> [Exercise task]: Reproduce, character for character, the lines below from the first through the one with "41.55, 42.3, 42.3];". Leave pictures out.

> [Data excerpt]:
>> start
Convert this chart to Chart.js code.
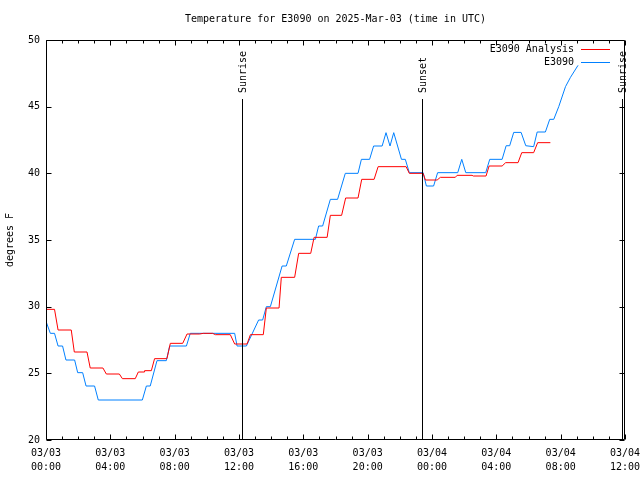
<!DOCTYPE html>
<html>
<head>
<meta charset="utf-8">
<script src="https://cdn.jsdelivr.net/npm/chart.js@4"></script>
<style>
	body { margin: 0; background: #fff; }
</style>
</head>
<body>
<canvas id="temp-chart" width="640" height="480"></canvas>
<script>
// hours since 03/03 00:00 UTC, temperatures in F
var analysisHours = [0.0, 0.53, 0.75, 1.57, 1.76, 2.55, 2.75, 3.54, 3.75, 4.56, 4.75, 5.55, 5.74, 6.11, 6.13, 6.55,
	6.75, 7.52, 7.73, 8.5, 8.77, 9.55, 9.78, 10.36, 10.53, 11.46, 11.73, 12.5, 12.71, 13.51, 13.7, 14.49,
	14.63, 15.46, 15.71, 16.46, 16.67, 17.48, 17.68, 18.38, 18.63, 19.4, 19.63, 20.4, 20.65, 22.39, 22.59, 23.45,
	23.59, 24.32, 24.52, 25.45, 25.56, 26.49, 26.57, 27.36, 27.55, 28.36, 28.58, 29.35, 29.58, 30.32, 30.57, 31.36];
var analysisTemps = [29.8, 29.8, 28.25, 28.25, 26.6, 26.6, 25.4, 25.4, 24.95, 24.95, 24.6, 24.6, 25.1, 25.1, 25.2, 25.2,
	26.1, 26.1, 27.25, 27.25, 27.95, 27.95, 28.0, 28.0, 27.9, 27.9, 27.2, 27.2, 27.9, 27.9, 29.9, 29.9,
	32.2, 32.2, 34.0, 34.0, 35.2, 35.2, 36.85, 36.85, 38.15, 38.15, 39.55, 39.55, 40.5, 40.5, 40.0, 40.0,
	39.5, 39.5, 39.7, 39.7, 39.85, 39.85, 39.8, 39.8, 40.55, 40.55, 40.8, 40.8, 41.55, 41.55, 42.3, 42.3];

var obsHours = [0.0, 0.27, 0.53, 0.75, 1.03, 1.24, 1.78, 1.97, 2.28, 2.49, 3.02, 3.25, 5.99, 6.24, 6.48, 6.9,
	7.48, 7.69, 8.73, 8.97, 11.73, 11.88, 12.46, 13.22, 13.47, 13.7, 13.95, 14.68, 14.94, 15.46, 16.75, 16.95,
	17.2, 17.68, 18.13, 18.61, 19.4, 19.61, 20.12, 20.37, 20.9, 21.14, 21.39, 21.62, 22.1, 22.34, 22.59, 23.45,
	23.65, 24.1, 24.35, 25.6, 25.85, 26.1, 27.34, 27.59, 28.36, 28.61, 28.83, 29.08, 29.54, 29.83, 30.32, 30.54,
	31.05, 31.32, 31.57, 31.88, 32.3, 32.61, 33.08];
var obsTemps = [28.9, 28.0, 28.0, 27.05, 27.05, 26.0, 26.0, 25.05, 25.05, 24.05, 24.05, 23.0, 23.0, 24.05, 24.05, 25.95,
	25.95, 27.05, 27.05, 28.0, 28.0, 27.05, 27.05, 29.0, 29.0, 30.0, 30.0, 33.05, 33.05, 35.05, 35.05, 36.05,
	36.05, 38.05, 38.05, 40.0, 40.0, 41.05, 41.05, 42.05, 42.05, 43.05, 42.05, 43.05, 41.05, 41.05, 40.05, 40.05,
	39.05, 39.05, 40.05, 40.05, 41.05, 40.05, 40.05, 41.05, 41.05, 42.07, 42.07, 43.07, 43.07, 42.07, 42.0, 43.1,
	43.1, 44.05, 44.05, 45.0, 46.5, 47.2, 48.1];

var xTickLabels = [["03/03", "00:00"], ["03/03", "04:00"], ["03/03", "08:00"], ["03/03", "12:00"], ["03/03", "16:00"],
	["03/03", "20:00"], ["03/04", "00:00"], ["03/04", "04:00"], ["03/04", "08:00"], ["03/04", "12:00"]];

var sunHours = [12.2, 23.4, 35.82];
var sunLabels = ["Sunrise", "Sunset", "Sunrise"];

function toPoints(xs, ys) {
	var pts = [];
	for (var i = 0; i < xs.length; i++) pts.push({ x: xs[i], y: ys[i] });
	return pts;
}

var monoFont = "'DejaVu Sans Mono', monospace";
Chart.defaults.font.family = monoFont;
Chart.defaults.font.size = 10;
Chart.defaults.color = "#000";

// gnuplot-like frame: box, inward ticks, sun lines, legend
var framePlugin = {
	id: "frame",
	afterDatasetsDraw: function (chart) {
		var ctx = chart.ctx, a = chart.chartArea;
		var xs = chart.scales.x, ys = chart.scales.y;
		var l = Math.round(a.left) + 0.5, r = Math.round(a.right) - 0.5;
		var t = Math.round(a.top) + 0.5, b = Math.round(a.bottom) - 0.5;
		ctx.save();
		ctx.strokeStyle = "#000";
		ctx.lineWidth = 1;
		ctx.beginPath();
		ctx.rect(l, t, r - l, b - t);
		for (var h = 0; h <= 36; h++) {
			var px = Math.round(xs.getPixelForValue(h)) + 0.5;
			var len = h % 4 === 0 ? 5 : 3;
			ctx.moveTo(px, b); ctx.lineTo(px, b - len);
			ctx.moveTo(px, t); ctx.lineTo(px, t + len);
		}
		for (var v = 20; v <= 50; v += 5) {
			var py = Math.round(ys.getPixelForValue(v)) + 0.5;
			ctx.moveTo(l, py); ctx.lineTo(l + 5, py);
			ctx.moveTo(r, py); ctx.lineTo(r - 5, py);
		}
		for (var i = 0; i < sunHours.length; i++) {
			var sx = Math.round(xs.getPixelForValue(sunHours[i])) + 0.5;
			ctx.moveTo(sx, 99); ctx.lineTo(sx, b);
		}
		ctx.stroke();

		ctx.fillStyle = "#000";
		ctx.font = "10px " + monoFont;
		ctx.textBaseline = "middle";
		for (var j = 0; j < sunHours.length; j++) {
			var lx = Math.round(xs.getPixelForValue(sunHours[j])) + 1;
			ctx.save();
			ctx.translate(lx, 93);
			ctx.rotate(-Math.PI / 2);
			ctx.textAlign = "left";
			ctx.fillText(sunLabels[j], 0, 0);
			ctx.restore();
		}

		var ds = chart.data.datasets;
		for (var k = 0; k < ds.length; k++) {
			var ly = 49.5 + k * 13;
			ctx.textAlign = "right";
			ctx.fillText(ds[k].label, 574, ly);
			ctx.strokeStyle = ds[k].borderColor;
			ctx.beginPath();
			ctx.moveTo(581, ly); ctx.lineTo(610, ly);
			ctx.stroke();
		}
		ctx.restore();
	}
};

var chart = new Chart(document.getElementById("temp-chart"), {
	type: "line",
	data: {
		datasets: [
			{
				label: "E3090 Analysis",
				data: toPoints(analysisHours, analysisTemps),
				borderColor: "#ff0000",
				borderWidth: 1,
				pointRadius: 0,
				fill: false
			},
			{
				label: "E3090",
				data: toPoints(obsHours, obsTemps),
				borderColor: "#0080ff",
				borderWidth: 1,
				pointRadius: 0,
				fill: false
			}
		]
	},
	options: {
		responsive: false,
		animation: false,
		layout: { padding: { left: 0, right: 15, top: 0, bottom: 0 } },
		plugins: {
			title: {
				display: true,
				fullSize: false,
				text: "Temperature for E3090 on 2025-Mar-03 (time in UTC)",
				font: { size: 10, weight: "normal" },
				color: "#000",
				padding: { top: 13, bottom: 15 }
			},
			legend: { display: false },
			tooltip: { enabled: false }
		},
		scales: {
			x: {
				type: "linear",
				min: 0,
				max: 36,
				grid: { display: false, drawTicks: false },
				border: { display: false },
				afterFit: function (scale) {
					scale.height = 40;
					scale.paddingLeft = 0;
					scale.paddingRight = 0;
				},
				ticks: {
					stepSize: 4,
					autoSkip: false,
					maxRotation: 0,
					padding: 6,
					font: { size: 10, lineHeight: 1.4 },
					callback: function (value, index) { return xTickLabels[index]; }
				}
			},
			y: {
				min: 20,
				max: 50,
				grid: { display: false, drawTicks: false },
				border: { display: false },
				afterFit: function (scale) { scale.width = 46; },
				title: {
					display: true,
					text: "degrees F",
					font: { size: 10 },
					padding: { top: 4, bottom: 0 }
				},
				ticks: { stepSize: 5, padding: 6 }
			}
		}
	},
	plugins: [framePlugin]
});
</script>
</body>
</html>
>> end
> [Result below]:
Convert this chart to Chart.js code.
<!DOCTYPE html>
<html>
<head>
<meta charset="utf-8">
<script src="https://cdn.jsdelivr.net/npm/chart.js@4"></script>
<style>
	body { margin: 0; background: #fff; }
</style>
</head>
<body>
<canvas id="temp-chart" width="640" height="480"></canvas>
<script>
// hours since 03/03 00:00 UTC, temperatures in F
var analysisHours = [0.0, 0.53, 0.75, 1.57, 1.76, 2.55, 2.75, 3.54, 3.75, 4.56, 4.75, 5.55, 5.74, 6.11, 6.13, 6.55,
	6.75, 7.52, 7.73, 8.5, 8.77, 9.55, 9.78, 10.36, 10.53, 11.46, 11.73, 12.5, 12.71, 13.51, 13.7, 14.49,
	14.63, 15.46, 15.71, 16.46, 16.67, 17.48, 17.68, 18.38, 18.63, 19.4, 19.63, 20.4, 20.65, 22.39, 22.59, 23.45,
	23.59, 24.32, 24.52, 25.45, 25.56, 26.49, 26.57, 27.36, 27.55, 28.36, 28.58, 29.35, 29.58, 30.32, 30.57, 31.36];
var analysisTemps = [29.8, 29.8, 28.25, 28.25, 26.6, 26.6, 25.4, 25.4, 24.95, 24.95, 24.6, 24.6, 25.1, 25.1, 25.2, 25.2,
	26.1, 26.1, 27.25, 27.25, 27.95, 27.95, 28.0, 28.0, 27.9, 27.9, 27.2, 27.2, 27.9, 27.9, 29.9, 29.9,
	32.2, 32.2, 34.0, 34.0, 35.2, 35.2, 36.85, 36.85, 38.15, 38.15, 39.55, 39.55, 40.5, 40.5, 40.0, 40.0,
	39.5, 39.5, 39.7, 39.7, 39.85, 39.85, 39.8, 39.8, 40.55, 40.55, 40.8, 40.8, 41.55, 41.55, 42.3, 42.3];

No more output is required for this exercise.